L'expédition commence comme toujours par une puja, cérémonie destinée à nous concilier les bonne grâces de la montagne. Face à un autel de pierre où brûle du genévrier, un sherpa faisant office de lama récite des prières, bénit nos piolets et la nourriture offerte aux dieux (barres chocolatées, thé et rhum...). Des drapeaux à prières sont tendus dans trois directions; ils réciteront les mantras au gré du vent durant tout notre séjour. Dès le lendemain un première équipe monte équiper l'éperon en cordes fixes et installer le camp1; quant à moi, je pars m'acclimater sur les pentes du Mutkinath Himal, dans l'espoir d'apercevoir l'Annapurna.

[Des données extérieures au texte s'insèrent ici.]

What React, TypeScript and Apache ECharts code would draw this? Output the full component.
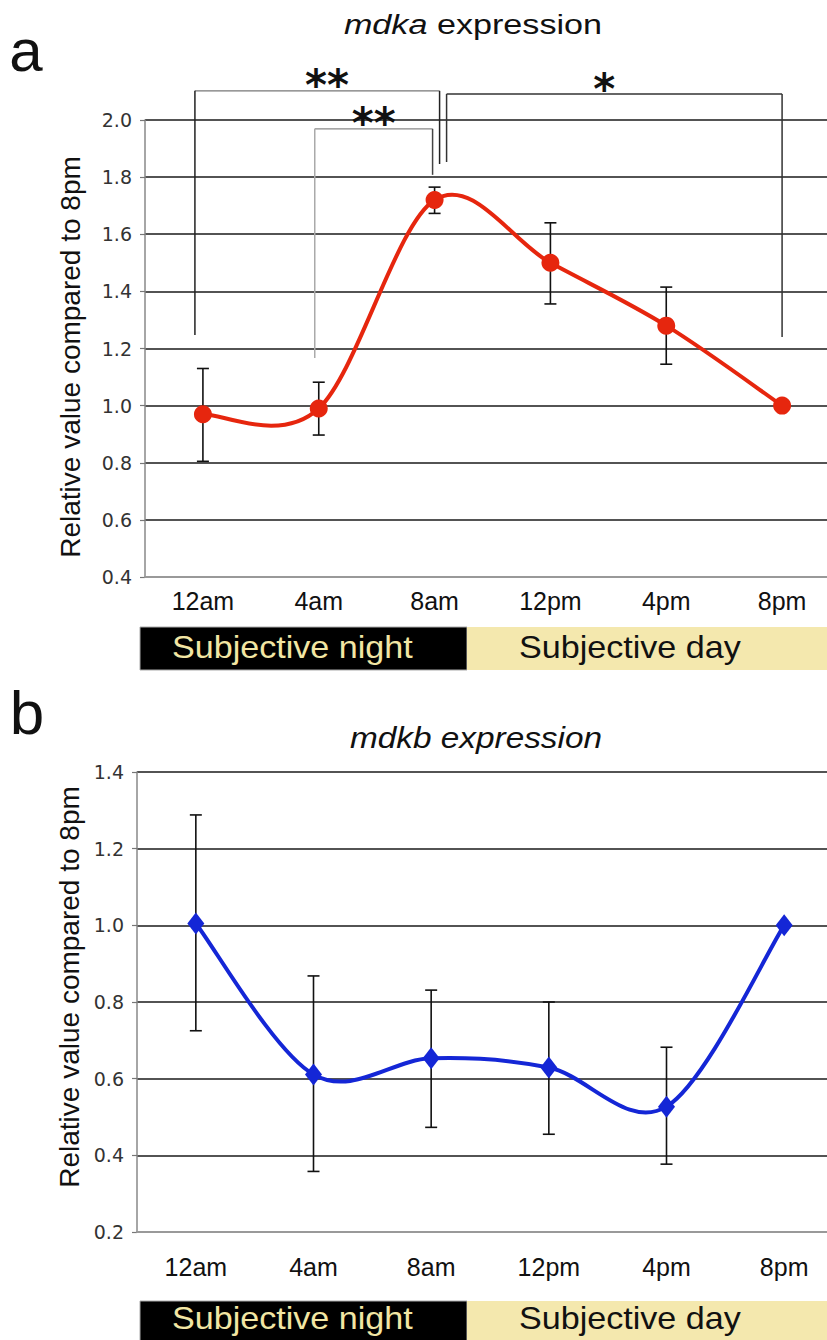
import React, { useEffect, useRef } from 'react';
import * as echarts from 'echarts';

// ---- data ----
const categories = ['12am', '4am', '8am', '12pm', '4pm', '8pm'];
const mdkaValues = [0.97, 0.99, 1.72, 1.5, 1.28, 1.0];
const mdkaUpper = [1.13, 1.082, 1.765, 1.64, 1.415, null];
const mdkaLower = [0.805, 0.897, 1.673, 1.356, 1.145, null];
const mdkbValues = [1.005, 0.611, 0.653, 0.629, 0.527, 1.0];
const mdkbUpper = [1.288, 0.868, 0.831, 0.8, 0.682, null];
const mdkbLower = [0.725, 0.358, 0.473, 0.455, 0.377, null];
const yRangeA = [0.4, 2.0];
const yRangeB = [0.2, 1.4];
const yStep = 0.2;
// significance brackets (category indices and values on the mdka axis)
const sigLabels = ['**', '**', '*'];
const sigFrom = [0, 1, 2];
const sigTo = [2, 2, 5];
const sigTop = [2.102, 1.969, 2.091];
const sigFromEnd = [1.247, 1.167, 1.853];
const sigToEnd = [1.846, 1.808, 1.24];

const FONT = "'Liberation Sans', Arial, Helvetica, sans-serif";
const TICKFONT = "'DejaVu Sans', Verdana, sans-serif";

function errData(lo: (number | null)[], hi: (number | null)[]) {
  const out: number[][] = [];
  lo.forEach((l, i) => {
    const h = hi[i];
    if (l != null && h != null) out.push([i, l, h]);
  });
  return out;
}

function errorRender(params: any, api: any) {
  const x = api.value(0);
  const lo = api.coord([x, api.value(1)]);
  const hi = api.coord([x, api.value(2)]);
  const w = 6;
  const st = { stroke: '#111', lineWidth: 1.6 };
  return {
    type: 'group',
    children: [
      { type: 'line', shape: { x1: lo[0], y1: lo[1], x2: hi[0], y2: hi[1] }, style: st },
      { type: 'line', shape: { x1: lo[0] - w, y1: lo[1], x2: lo[0] + w, y2: lo[1] }, style: st },
      { type: 'line', shape: { x1: hi[0] - w, y1: hi[1], x2: hi[0] + w, y2: hi[1] }, style: st },
    ],
  };
}

// Excel-like (Catmull-Rom) smoothed curve, one bezier segment per data item
function curveRender(values: number[], color: string) {
  return (params: any, api: any) => {
    const i = params.dataIndex;
    const n = values.length;
    if (i >= n - 1) return null;
    const P = (k: number) => api.coord([Math.max(0, Math.min(n - 1, k)), values[Math.max(0, Math.min(n - 1, k))]]);
    const p0 = P(i - 1), p1 = P(i), p2 = P(i + 1), p3 = P(i + 2);
    return {
      type: 'bezierCurve',
      shape: {
        x1: p1[0], y1: p1[1], x2: p2[0], y2: p2[1],
        cpx1: p1[0] + (p2[0] - p0[0]) / 6, cpy1: p1[1] + (p2[1] - p0[1]) / 6,
        cpx2: p2[0] - (p3[0] - p1[0]) / 6, cpy2: p2[1] - (p3[1] - p1[1]) / 6,
      },
      style: { stroke: color, lineWidth: 4, fill: 'none', lineCap: 'round' },
    };
  };
}

function xAxisCfg(gridIndex: number, margin: number) {
  return {
    type: 'category',
    gridIndex,
    data: categories,
    boundaryGap: true,
    axisLine: { show: true, lineStyle: { color: '#999', width: 2 } },
    axisTick: { show: false },
    axisLabel: { fontSize: 25, color: '#111', fontFamily: FONT, margin },
    splitLine: { show: false },
    z: 5,
  };
}

function yAxisCfg(gridIndex: number, range: number[]) {
  return {
    type: 'value',
    gridIndex,
    min: range[0],
    max: range[1],
    interval: yStep,
    axisLine: { show: true, lineStyle: { color: '#888', width: 1.5 } },
    axisTick: { show: true, length: 5, lineStyle: { color: '#777', width: 1.2 } },
    axisLabel: {
      formatter: (v: number) => v.toFixed(1),
      fontSize: 19,
      fontFamily: TICKFONT,
      color: '#333',
      margin: 13,
    },
    splitLine: { show: true, lineStyle: { color: '#1a1a1a', width: 1.6 } },
  };
}

export default function App() {
  const ref = useRef<HTMLDivElement>(null);
  useEffect(() => {
    if (!ref.current) return;
    const chart = echarts.init(ref.current, null, { renderer: 'svg' });
    const RED = '#e6260e';
    const BLUE = '#1426d6';
    chart.setOption({
      animation: false,
      backgroundColor: '#ffffff',
      grid: [
        { left: 145, top: 120, width: 695, height: 457, containLabel: false, outerBoundsMode: 'none' },
        { left: 137, top: 772, width: 706, height: 460, containLabel: false, outerBoundsMode: 'none' },
      ],
      xAxis: [xAxisCfg(0, 11), xAxisCfg(1, 22)],
      yAxis: [yAxisCfg(0, yRangeA), yAxisCfg(1, yRangeB)],
      series: [
        {
          type: 'custom', xAxisIndex: 0, yAxisIndex: 0,
          data: errData(mdkaLower, mdkaUpper),
          encode: { x: 0, y: [1, 2] },
          renderItem: errorRender, z: 2,
        },
        {
          type: 'custom', xAxisIndex: 0, yAxisIndex: 0,
          data: mdkaValues.map((v, i) => [i, v]),
          encode: { x: 0, y: 1 },
          renderItem: curveRender(mdkaValues, RED), z: 3,
        },
        {
          type: 'scatter', xAxisIndex: 0, yAxisIndex: 0,
          data: mdkaValues.map((v, i) => [i, v]),
          symbol: 'circle', symbolSize: 18,
          itemStyle: { color: RED, opacity: 1 }, z: 4,
        },
        {
          type: 'custom', xAxisIndex: 1, yAxisIndex: 1,
          data: errData(mdkbLower, mdkbUpper),
          encode: { x: 0, y: [1, 2] },
          renderItem: errorRender, z: 2,
        },
        {
          type: 'custom', xAxisIndex: 1, yAxisIndex: 1,
          data: mdkbValues.map((v, i) => [i, v]),
          encode: { x: 0, y: 1 },
          renderItem: curveRender(mdkbValues, BLUE), z: 3,
        },
        {
          type: 'scatter', xAxisIndex: 1, yAxisIndex: 1,
          data: mdkbValues.map((v, i) => [i, v]),
          symbol: 'diamond', symbolSize: [17, 22],
          itemStyle: { color: BLUE, opacity: 1 }, z: 4,
        },
      ],
    });

    const px = (g: number, i: number, v: number) =>
      chart.convertToPixel({ xAxisIndex: g, yAxisIndex: g } as any, [i, v]) as number[];

    const graphics: any[] = [];
    // panel letters
    graphics.push({ type: 'text', x: 26, y: 50, style: { text: 'a', fontSize: 60, fontFamily: FONT, fill: '#111', align: 'center', verticalAlign: 'middle' } });
    graphics.push({ type: 'text', x: 27, y: 712, style: { text: 'b', fontSize: 62, fontFamily: FONT, fill: '#111', align: 'center', verticalAlign: 'middle' } });
    // titles
    graphics.push({
      type: 'text', x: 473, y: 25, scaleX: 1.22,
      style: { text: '{i|mdka} expression', fontSize: 28, fontFamily: FONT, fill: '#111', align: 'center', verticalAlign: 'middle', rich: { i: { fontStyle: 'italic', fontSize: 28, fontFamily: FONT, fill: '#111' } } },
    });
    graphics.push({
      type: 'text', x: 476, y: 738, scaleX: 1.15,
      style: { text: 'mdkb expression', fontStyle: 'italic', fontSize: 29, fontFamily: FONT, fill: '#111', align: 'center', verticalAlign: 'middle' },
    });
    // y-axis names
    graphics.push({ type: 'text', x: 70, y: 357, rotation: Math.PI / 2, style: { text: 'Relative value compared to 8pm', fontSize: 28, fontFamily: FONT, fill: '#111', align: 'center', verticalAlign: 'middle' } });
    graphics.push({ type: 'text', x: 69, y: 987, rotation: Math.PI / 2, style: { text: 'Relative value compared to 8pm', fontSize: 28, fontFamily: FONT, fill: '#111', align: 'center', verticalAlign: 'middle' } });
    // subjective night / day bars
    const bars = [
      { y: 627, h: 43, ty: 648 },
      { y: 1301, h: 45, ty: 1319 },
    ];
    bars.forEach((b) => {
      graphics.push({ type: 'rect', shape: { x: 140, y: b.y, width: 327, height: b.h }, style: { fill: '#000', stroke: '#aaa', lineWidth: 1 } });
      graphics.push({ type: 'rect', shape: { x: 467, y: b.y, width: 362, height: b.h }, style: { fill: '#f4e8ae' } });
      graphics.push({ type: 'text', x: 172, y: b.ty, scaleX: 1.1, style: { text: 'Subjective night', fontSize: 31, fontFamily: FONT, fill: '#f2e6a4', align: 'left', verticalAlign: 'middle' } });
      graphics.push({ type: 'text', x: 519, y: b.ty, scaleX: 1.1, style: { text: 'Subjective day', fontSize: 31, fontFamily: FONT, fill: '#111', align: 'left', verticalAlign: 'middle' } });
    });
    // significance brackets on panel a
    const legDx = [[-8, 5], [-4, -2], [12, 0]];
    const hColor = ['#777', '#888', '#333'];
    const hWidth = [1.2, 1.2, 1.5];
    const lColor = [['#222', '#222'], ['#aaa', '#444'], ['#333', '#333']];
    const labelT = [0.54, 0.5, 0.47];
    sigLabels.forEach((lab, k) => {
      const a = px(0, sigFrom[k], sigTop[k]);
      const b = px(0, sigTo[k], sigTop[k]);
      const xa = a[0] + legDx[k][0];
      const xb = b[0] + legDx[k][1];
      const yt = a[1];
      const ya = px(0, sigFrom[k], sigFromEnd[k])[1];
      const yb = px(0, sigTo[k], sigToEnd[k])[1];
      graphics.push({ type: 'line', z: 10, shape: { x1: xa, y1: yt, x2: xb, y2: yt }, style: { stroke: hColor[k], lineWidth: hWidth[k] } });
      graphics.push({ type: 'line', z: 10, shape: { x1: xa, y1: yt, x2: xa, y2: ya }, style: { stroke: lColor[k][0], lineWidth: 1.5 } });
      graphics.push({ type: 'line', z: 10, shape: { x1: xb, y1: yt, x2: xb, y2: yb }, style: { stroke: lColor[k][1], lineWidth: 1.5 } });
      graphics.push({
        type: 'text', z: 10, x: xa + labelT[k] * (xb - xa), y: yt - 5,
        style: { text: lab, fontSize: 42, fontWeight: 'bold', fontFamily: "'DejaVu Sans', sans-serif", fill: '#111', align: 'center', verticalAlign: 'middle' },
      });
    });
    chart.setOption({ graphic: graphics });
    return () => chart.dispose();
  }, []);
  return (
    <div
      ref={ref}
      style={{ position: 'absolute', left: 0, top: 0, width: 827, height: 1340, background: '#fff' }}
    />
  );
}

Herzog: «Ichac, à plat ventre dans la tente, reporte, avec autant de précision que les circonstances et le matériel le lui permettent, les alignements sur la carte. “ça y est!... Je comprends tout!” Il a maintenant la preuve que la chaîne qui s'étend au sud du camp et que nous avons appelée la Grande Barrière est bien l'Annapurna Himal. C'est de ce fameux Sommet triangulaire, le Roc noir dont nous soupçonnions l'importance orographique, que part la ramification portant l'Annapurna! L'Annapurna ne peut être que de l'autre côté de la Grande Barrière par rapport au camp!»

face nord de l'Annapurna (8091)

C'est exactement ça! C'est facile, maintenant que l'on sait et que nous avons des cartes! Vers 5800 mètres, j'atteins une crête d'où je découvre à la fois au nord l'immense plateau tibétain et la vallée aride du Mustang, et au sud, par delà la Grande Barrière, la dépassant de mille mètres, l'impressionnante face nord de l'Annapurna, avec son glacier caractéristique en forme de faucille. Je me dis que la vue doit être saisissante depuis le sommet du Tilicho. Je redescends rapidement au camp; le ciel se charge de «poissons» qui n'annoncent rien de bon. De fait, nous nous réveillons en plein brouillard, une neige fine tombe avec insistance sur la moraine; elle ne cessera qu'au bout de cinq jours. Il était temps! Nous n'avons plus droit qu'à une seule tentative. Armé d'une pelle, bien plus utile que le piolet, le guide nous ouvre une véritable tranchée dans 70 cm de poudreuse le long de l'éperon. Finalement nous parvenons à dégager les cordes fixes de leur gangue de neige et atteignons le camp 1 à la tombée de la nuit.

La première vague d'assaut — Paulo, Olivier, Michel et Greg — part équiper le camp2, un superbe belvédère à 6300 mètres. Le parcours est mixte, un peu moins raide que la première partie; en fait la principale difficulté est d'extraire les anciennes cordes (jusqu'à sept au même endroit!) pour placer les nôtres. Le lendemain, partis sans a priori pour «reconnaître» la suite de l'itinéraire, nos camarades décident de continuer et atteignent le sommet à quatre heures de l'après-midi, augmentant sensiblement le nombre de «summiters» (et les statistiques de Mrs Hawley)! La descente sera homérique, à la frontale sur des pentes à 40° en neige dure, avec deux mille mètres de vide à leurs pieds. Rentré à bon port vers 22 heures, Paulo n'aura aucune envie de retenter l'expérience et nous le fera savoir le lendemain, à notre arrivée au camp 2. En fait les cinq jours de mauvais temps nous ont empêché d'équiper correctement le haut de la voie, imposant cet assaut «banzaï». Nous comprenons — avec difficulté pour certains — ces raisons: le meilleur himalayiste est celui qui redescend... sain et sauf. Il nous faut maintenant rejoindre civilisation (en trente jours nous avons vu quatre personnes); le camp de base est rapidement plié, puis re-mules, re-col et 2800 mètres de descente, qui se terminent de nuit, au jugé dans les cultures de Jomosom.